Smith v. Nelson, 114 Utah 51, 197 P.2d 132; Home Owners Loan Corp. v. Dudley, 105 Utah 208, 141 P.2d 160; Jenkins v. Morgan, 113 Utah 534, 196 P.2d 871.
Cavanaugh v. Jackson, 99 Cal. 672, 34 P. 509; Owsley v. Matson, 156 Cal. 401, 104 P. 983; Thomson v. Weisman, 98 Tex. 170, 82 S.W. 503.
Morrison v. Kelly, 22 III. 609; Bolden v. Sherman, 101 III. 483; Maher v. Brown, 183 III. 575, 56 N.E. 181; Southern Lumber Co. v. Arkansas Lumber Co., 176 Ark. 906, 4 S.W.2d 928.
Defendant's authorities by and large assume that a later payment of the amount of the tax is a payment of the tax, i. e., that taxes may be paid twice.

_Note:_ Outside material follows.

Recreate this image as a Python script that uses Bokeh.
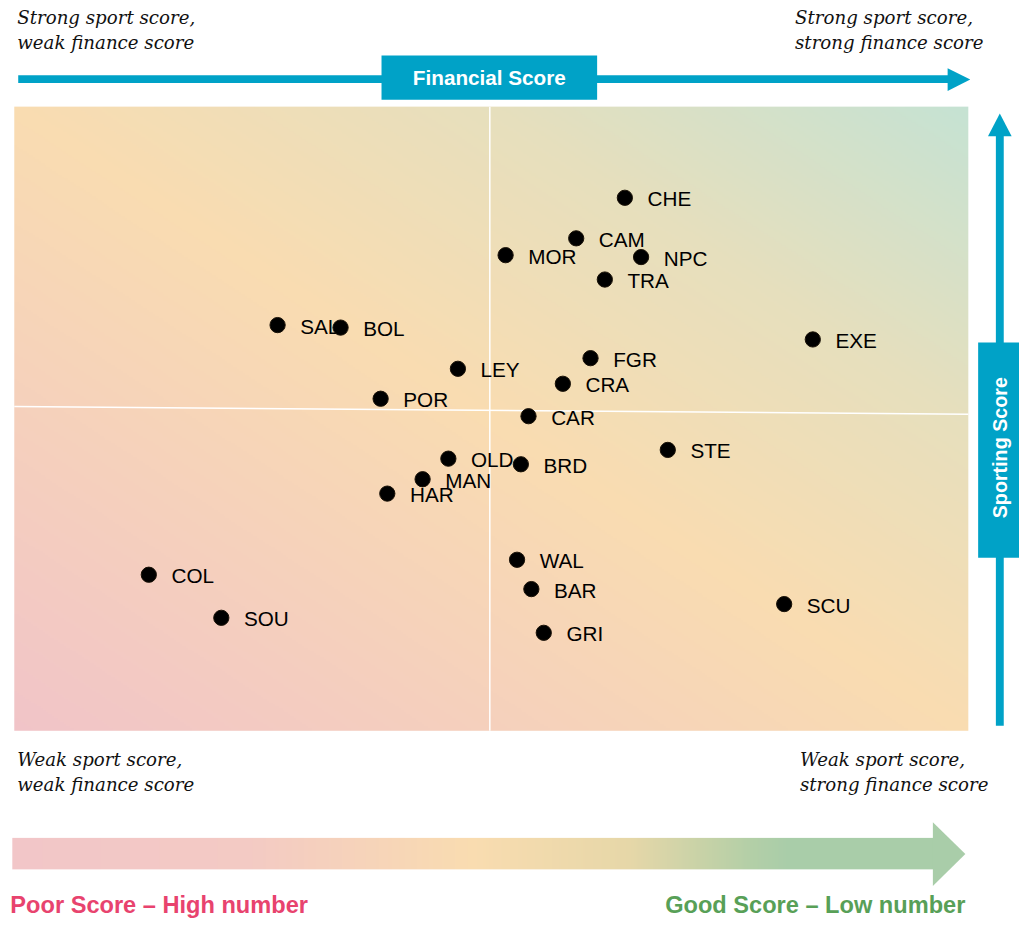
import numpy as np
from bokeh.plotting import figure
from bokeh.models import Range1d, ColumnDataSource
from bokeh.core.properties import value
from bokeh.embed import file_html
from bokeh.resources import INLINE

# ---------------- data ----------------
clubs = ["CHE", "CAM", "MOR", "NPC", "TRA", "SAL", "BOL", "EXE", "FGR", "LEY", "CRA", "POR",
         "CAR", "STE", "OLD", "BRD", "MAN", "HAR", "WAL", "BAR", "GRI", "COL", "SOU", "SCU"]
# low number = good score (right / top)
financial_score = [3.60, 4.11, 4.85, 3.43, 3.81, 7.24, 6.58, 1.63, 3.96, 5.35, 4.25, 6.16,
                   4.61, 3.15, 5.45, 4.69, 5.72, 6.09, 4.73, 4.58, 4.45, 8.59, 7.83, 1.93]
sporting_score = [1.46, 2.11, 2.38, 2.41, 2.77, 3.50, 3.54, 3.73, 4.03, 4.20, 4.44, 4.68,
                  4.96, 5.50, 5.64, 5.73, 5.97, 6.20, 7.26, 7.73, 8.43, 7.50, 8.19, 7.97]
FIN_WORST, FIN_BEST = 10.0, 0.0
SPORT_BEST, SPORT_WORST = 0.0, 10.0

corner_texts = [["Strong sport score,", "weak finance score"],
                ["Strong sport score,", "strong finance score"],
                ["Weak sport score,", "weak finance score"],
                ["Weak sport score,", "strong finance score"]]
x_title = "Financial Score"
y_title = "Sporting Score"
poor_text = "Poor Score \u2013 High number"
good_text = "Good Score \u2013 Low number"

# ---------------- layout (reference pixel space) ----------------
REF_W, REF_H = 1035, 934
W, H = 1019, 918
SF = W / REF_W
PL, PR, PT, PB = 14, 983, 108, 743

def fx(px):
    return FIN_WORST + (px - PL) / (PR - PL) * (FIN_BEST - FIN_WORST)

def sy(py):
    return SPORT_BEST + (py - PT) / (PB - PT) * (SPORT_WORST - SPORT_BEST)

def U(py):
    return REF_H - py

def fs(px):
    return f"{px * SF:.1f}px"

BLUE = "#00a2c7"

p = figure(width=W, height=H,
           x_range=Range1d(fx(0), fx(REF_W)), y_range=Range1d(sy(REF_H), sy(0)),
           x_axis_location=None, y_axis_location=None,
           output_backend="svg", toolbar_location=None, min_border=0)
p.extra_x_ranges = {"px": Range1d(0, REF_W)}
p.extra_y_ranges = {"py": Range1d(0, REF_H)}
p.outline_line_color = None
p.grid.visible = False
p.background_fill_color = "white"
p.border_fill_color = "white"
kw = dict(x_range_name="px", y_range_name="py")


def hex2rgb(h):
    h = h.lstrip("#")
    return [int(h[i:i + 2], 16) for i in (0, 2, 4)]


def make_rgba(t, stops, colors):
    rgb = np.array([hex2rgb(c) for c in colors], dtype=float)
    img = np.empty(t.shape, dtype=np.uint32)
    view = img.view(dtype=np.uint8).reshape(t.shape + (4,))
    for k in range(3):
        view[..., k] = np.clip(np.round(np.interp(t, stops, rgb[:, k])), 0, 255).astype(np.uint8)
    view[..., 3] = 255
    return img

# ---- plot area diagonal gradient ----
gw, gh = 485, 318
u = (np.arange(gw) + 0.5) / gw
v = (np.arange(gh) + 0.5) / gh
t = 0.5 * (u[None, :] + v[:, None])
bg = make_rgba(t, [0.0, 0.5, 0.75, 1.0], ["#f1c4c8", "#f9dcb1", "#e6dfbd", "#c5e2d3"])
p.image_rgba(image=[bg], x=PL, y=U(PB), dw=PR - PL, dh=PB - PT, **kw)

# quadrant dividers
p.segment(x0=[497, PL], y0=[U(PT), U(413)], x1=[497, PR], y1=[U(PB), U(421)],
          line_color="white", line_width=1.5, **kw)

# ---- top arrow (Financial Score) ----
p.quad(left=[18], right=[963], bottom=[U(84)], top=[U(76)], fill_color=BLUE, line_color=None, **kw)
p.patch([962, 962, 985], [U(69), U(92), U(80.5)], fill_color=BLUE, line_color=None, **kw)
p.quad(left=[387], right=[606], bottom=[U(101)], top=[U(56)], fill_color=BLUE, line_color=None, **kw)
p.text(x=[496.5], y=[U(78.5)], text=[x_title], text_align="center", text_baseline="middle",
       text_color="white", text_font=value("Liberation Sans"), text_font_style="bold",
       text_font_size=fs(21), **kw)

# ---- right arrow (Sporting Score) ----
p.quad(left=[1011], right=[1019], bottom=[U(738)], top=[U(137)], fill_color=BLUE, line_color=None, **kw)
p.patch([1003, 1027, 1015], [U(138), U(138), U(115)], fill_color=BLUE, line_color=None, **kw)
p.quad(left=[993], right=[1035], bottom=[U(567)], top=[U(348)], fill_color=BLUE, line_color=None, **kw)
p.text(x=[1015], y=[U(455)], text=[y_title], angle=np.pi / 2, text_align="center",
       text_baseline="middle", text_color="white", text_font=value("Liberation Sans"),
       text_font_style="bold", text_font_size=fs(20), **kw)

# ---- corner texts ----
corner_pos = [(17, 17), (807, 17), (17, 772), (812, 772)]
for (cx, cy), lines in zip(corner_pos, corner_texts):
    p.text(x=[cx, cx], y=[U(cy), U(cy + 26)], text=lines, text_align="left",
           text_baseline="middle", text_color="#111111",
           text_font=value("DejaVu Serif"), text_font_style="italic",
           text_font_size=fs(18.5), **kw)

# ---- bottom gradient arrow ----
bx = np.arange(12, 948) + 0.5
bar = make_rgba(bx[None, :], [12, 250, 480, 640, 760, 800, 948],
                ["#f2c6c8", "#f3cac4", "#f9dcb0", "#e6d7a8", "#b4cfa7", "#a9cda9", "#a9cda9"])
p.image_rgba(image=[bar], x=12, y=U(884), dw=936, dh=32, **kw)
p.patch([947, 947, 980], [U(836), U(901), U(868.5)], fill_color="#a9cda9", line_color=None, **kw)

p.text(x=[10], y=[U(920)], text=[poor_text], text_align="left", text_baseline="middle",
       text_color="#e8436e", text_font=value("Liberation Sans"), text_font_style="bold",
       text_font_size=fs(24), **kw)
p.text(x=[980], y=[U(920)], text=[good_text], text_align="right", text_baseline="middle",
       text_color="#58a057", text_font=value("Liberation Sans"), text_font_style="bold",
       text_font_size=fs(24), **kw)

# ---- data points ----
src = ColumnDataSource(dict(fin=financial_score, sport=sporting_score, club=clubs))
p.text(x="fin", y="sport", text="club", source=src, x_offset=23 * SF, y_offset=1,
       text_baseline="middle", text_align="left", text_color="black",
       text_font=value("Liberation Sans"), text_font_size=fs(21))
p.scatter(x="fin", y="sport", source=src, size=15.5 * SF, fill_color="black",
          line_color="#1a1208", line_width=1)

open("out.html", "w").write(file_html(p, INLINE))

We prefer to adopt the view espoused by the authorities cited by plaintiff, and we conclude, therefore and hold that payment by the record owner or his agent of the taxes for one or more years during the 7-year period, prior to any payment thereof having been made by the adverse possessor, not only extinguishes his tax liability, but extinguishes the tax itself and effectively interrupts the continuity of events necessary to perfect title by adverse possession.
We believe that to hold otherwise would be to flee from logic, attach an unrealistic significance to a county official's assessment (possibly erroneous) of land to an adverse possessor instead of to the record owner or other claimant having a statutory right to have land assessed to him, would relax the high type of vigilance of him who seeks to acquire someone else's land by means other than by conveyance. Such a holding also would extend undue sympathy to the adverse user and would fly in the teeth of the statute which makes such user a beneficiary only by strict adherence to well-defined procedural requirements. Were we to hold that a record owner could not protect his title by payment of taxes during one year, there would be no logical reason why he should be protected more by paying them all 7 years. We do not believe that, at least in this state, our holding makes the destruction of old titles and the creation of new ones depend "upon the strongest man or the fleetest horse," as one court puts it. If, perchance, the adverse possessor pays the taxes before the record owner, the latter, nevertheless, may interrupt the continuity mentioned by commencing a title action or by ouster, the onus of which would seem to be no greater than prevails in suits pertaining to land generally.
Title 59-5-18, U.C.A. 1953.
McDONOUGH, CROCKETT and WADE, JJ., and JONES, D. J., concur.
WOLFE, C. J., being disqualified, does not participate herein.